Danish grower Knud Jepsen uses the Queen brand name, but doesn't have the accompanying .com website. This one is owned by a Canadian company. The latter uses the domain name to link to an adult website. Through the World Intellectual Property Organization, Jepsen tried to get hold of the domain name, unsuccessfully.

Danish grower Knud Jepsen has been using the Queen brand name for years. In Denmark, his website is Queen.DK, and he's registered the brand in several countries. He also uses the brand name Kalanchoe Queen. He just didn't have the .com extension. That's been the property of a domain name trading company for twenty years now. The website is only used to link through to pornographic websites.

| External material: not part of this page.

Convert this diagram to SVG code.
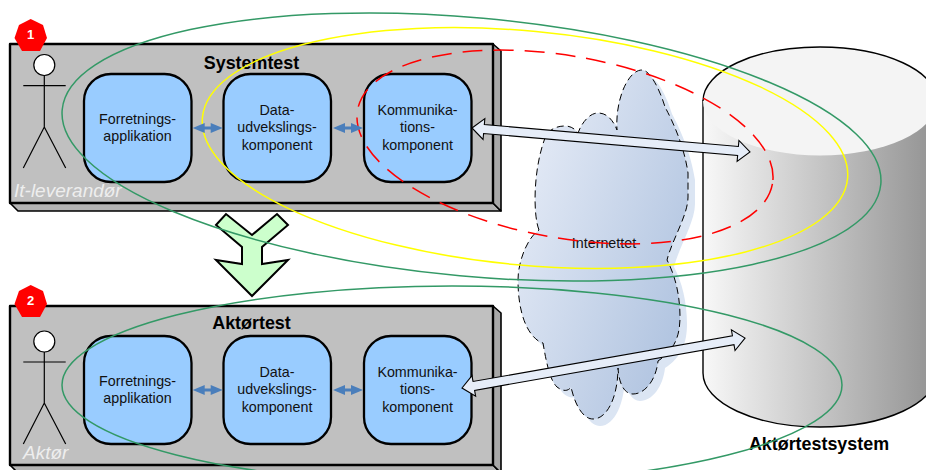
<svg xmlns="http://www.w3.org/2000/svg" xmlns:xlink="http://www.w3.org/1999/xlink" width="926" height="470" viewBox="0 0 926 470">
<style>
text{font-family:"Liberation Sans",Arial,sans-serif;fill:#111}
.lbl{font-size:14.3px;text-anchor:middle}
.title{font-size:17.9px;font-weight:bold;text-anchor:middle;fill:#000}
.role{font-size:19px;font-style:italic;fill:#eee}
.num{font-size:13px;font-weight:bold;text-anchor:middle;fill:#fff}
.node{fill:#99ccff;stroke:#000;stroke-width:2.3}
.front{fill:#c0c0c0;stroke:#000;stroke-width:2.4;stroke-linejoin:round}
.side{fill:#a8a8a8;stroke:#000;stroke-width:1.6;stroke-linejoin:round}
.bot{fill:#b4b4b4;stroke:#000;stroke-width:1.6;stroke-linejoin:round}
.actor{fill:none;stroke:#000;stroke-width:1.2}
.badge{fill:#ff0000}
.blue{fill:#4a7ebb;stroke:none}
.white{fill:#e6edf8;stroke:#000;stroke-width:1.1;stroke-linejoin:miter}
.ring{fill:none;stroke-width:1.5}
</style>
<defs>
<linearGradient id="cyl" x1="0" y1="0" x2="1" y2="0"><stop offset="0" stop-color="#f8f8f8"/><stop offset="1" stop-color="#929292"/></linearGradient>
<linearGradient id="cld" x1="0" y1="0.1" x2="1" y2="0.8"><stop offset="0" stop-color="#e9eef8"/><stop offset="1" stop-color="#aec2df"/></linearGradient>
<path id="cloudShape" d="M539,230C533,215 533,170 545,138C548,130 556,126 565,126C571,126 575,129 578,133C582,122 590,113 598,113C607,113 613,120 617,130C615,100 628,70 642,70C650,70 660,90 665,107C672,120 684,145 688,173L688,197C688,215 672,240 667,260C675,275 680,295 680,317C680,335 675,350 658,361C656,380 645,394 633,394C625,394 619,385 618,368C618,395 608,419 593,419C583,419 575,405 571,387C568,392 562,391 557,387C552,382 548,373 543,343L540,342C528,335 518,315 518,280C518,262 527,238 539,230Z"/>
<polygon id="dbl" points="0,0 12,-5 12,-1.6 18,-1.6 18,-5 30,0 18,5 18,1.6 12,1.6 12,5"/>
</defs>

<g id="cylinder">
<path d="M703,101V373C703,403 755,427 820,427C885,427 937,403 937,373V101Z" fill="url(#cyl)" stroke="#000" stroke-width="1.4"/>
<ellipse cx="820" cy="101" rx="117" ry="54.5" fill="#f4f4f4"/>
<path d="M703,101C703,71 755,47 820,47C885,47 937,71 937,101" fill="none" stroke="#000" stroke-width="1.4"/>
<text class="title" x="819" y="450">Aktørtestsystem</text>
</g>

<g id="cloud">
<use xlink:href="#cloudShape" href="#cloudShape" transform="translate(7,7)" fill="#dbe5f3"/>
<use xlink:href="#cloudShape" href="#cloudShape" fill="url(#cld)" stroke="#000" stroke-width="1" stroke-dasharray="7 4"/>
<text class="lbl" x="604" y="248">Internettet</text>
</g>

<g id="box-systemtest">
<polygon class="bot" points="10,203 493,203 501,211 18,211"/>
<polygon class="side" points="493,44 501,51 501,211 493,203"/>
<rect class="front" x="10" y="44" width="483" height="159"/>
<text class="title" x="251.5" y="68.5">Systemtest</text>
<text class="role" x="14" y="197">It-leverandør</text>
</g>
<g id="box-aktortest">
<polygon class="bot" points="10,465 493,465 501,473 18,473"/>
<polygon class="side" points="493,306 501,313 501,473 493,465"/>
<rect class="front" x="10" y="306" width="483" height="159"/>
<text class="title" x="251.5" y="329">Aktørtest</text>
<text class="role" x="23" y="459">Aktør</text>
</g>

<g id="actor-1"><circle cx="44.3" cy="65" r="10.5" fill="#fff" stroke="#000" stroke-width="1.2"/><path class="actor" d="M44.3,75.5V127M23.3,85.7H65.7M23.3,168L44.3,127L65.7,168"/></g>
<g id="actor-2"><circle cx="44.3" cy="341.5" r="10.5" fill="#fff" stroke="#000" stroke-width="1.2"/><path class="actor" d="M44.3,352V403M23.3,362H65.7M23.3,444L44.3,403L65.7,444"/></g>

<g id="badge-1"><polygon class="badge" points="30.7,19 43,25 47,38 40,51 22,51 14.5,38 19,25"/><text class="num" x="30.5" y="39">1</text></g>
<g id="badge-2"><polygon class="badge" points="30.7,285 43,291 47,304 40,317 22,317 14.5,304 19,291"/><text class="num" x="30.5" y="305">2</text></g>

<g id="node-forretning-1"><rect class="node" x="84" y="74" width="107.5" height="108" rx="27"/><text class="lbl" x="137.5" y="124">Forretnings-</text><text class="lbl" x="137.5" y="141">applikation</text></g>
<g id="node-data-1"><rect class="node" x="223.5" y="74" width="107.5" height="108" rx="27"/><text class="lbl" x="277" y="115">Data-</text><text class="lbl" x="277" y="132">udvekslings-</text><text class="lbl" x="277" y="149.5">komponent</text></g>
<g id="node-komm-1"><rect class="node" x="364" y="74" width="107.5" height="108" rx="27"/><text class="lbl" x="417.5" y="115">Kommunika-</text><text class="lbl" x="417.5" y="132">tions-</text><text class="lbl" x="417.5" y="149.5">komponent</text></g>
<g id="node-forretning-2"><rect class="node" x="84" y="336" width="107.5" height="108" rx="27"/><text class="lbl" x="137.5" y="386">Forretnings-</text><text class="lbl" x="137.5" y="403">applikation</text></g>
<g id="node-data-2"><rect class="node" x="223.5" y="336" width="107.5" height="108" rx="27"/><text class="lbl" x="277" y="377">Data-</text><text class="lbl" x="277" y="394">udvekslings-</text><text class="lbl" x="277" y="411.5">komponent</text></g>
<g id="node-komm-2"><rect class="node" x="364" y="336" width="107.5" height="108" rx="27"/><text class="lbl" x="417.5" y="377">Kommunika-</text><text class="lbl" x="417.5" y="394">tions-</text><text class="lbl" x="417.5" y="411.5">komponent</text></g>

<g id="transition-arrow"><polygon points="216,225 226,214 252,235 277,214 288,225 262,247 262,264 288,260 252,296 216,260 242,264 242,247" fill="#ccffcc" stroke="#000" stroke-width="2" stroke-linejoin="miter"/></g>

<g id="scopes">
<ellipse class="ring" cx="471.5" cy="147" rx="411" ry="129.3" transform="rotate(5.2 471.5 147)" stroke="#339966"/>
<ellipse class="ring" cx="525" cy="148" rx="324" ry="117" transform="rotate(5.4 525 148)" stroke="#ffff00"/>
<ellipse class="ring" cx="565" cy="147" rx="210.7" ry="91" transform="rotate(10.1 565 147)" stroke="#ff0000" stroke-dasharray="20 11"/>
<ellipse class="ring" cx="452" cy="385" rx="390" ry="99" stroke="#339966"/>
</g>

<g id="connectors">
<use xlink:href="#dbl" href="#dbl" class="blue" x="192.7" y="128"/>
<use xlink:href="#dbl" href="#dbl" class="blue" x="333" y="128"/>
<use xlink:href="#dbl" href="#dbl" class="blue" x="192.7" y="390"/>
<use xlink:href="#dbl" href="#dbl" class="blue" x="333" y="390"/>
<polygon class="white" transform="translate(472,128) rotate(4.93)" points="0,0 12,-10.5 12,-4.5 267,-4.5 267,-10.5 279,0 267,10.5 267,4.5 12,4.5 12,10.5"/>
<polygon class="white" transform="translate(462,388) rotate(-10)" points="0,0 12,-10.5 12,-4.5 275.4,-4.5 275.4,-10.5 287.4,0 275.4,10.5 275.4,4.5 12,4.5 12,10.5"/>
</g>
</svg>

Knud Jepsen wanted to know the cost of taking over the website. He had a choice of either paying 15,000 USD a month, or 2 million in total. "Are you kidding me?" was his reaction - but it wasn't a joke. The grower decided to take it up with the World Intellectual Property Organization and thus get his hands on the website. He believes he has a right to the website, and not just that, he also says the content on the site harms his reputation. He also argued this was a case of cybersquatting: using a known name and benefiting from that.

The WIPO dismissed his case, however. He only got the Queen trademark in 2015, while the website has been in existence since 1999. The company had no idea the Danish flower grower even existed, they say. And the Queen name is a generic one. There's no cybersquatting going on either. Or, at least, there may be, but there's no evidence for this because the company doesn't do it consistently, which is an essential part of cybersquatting.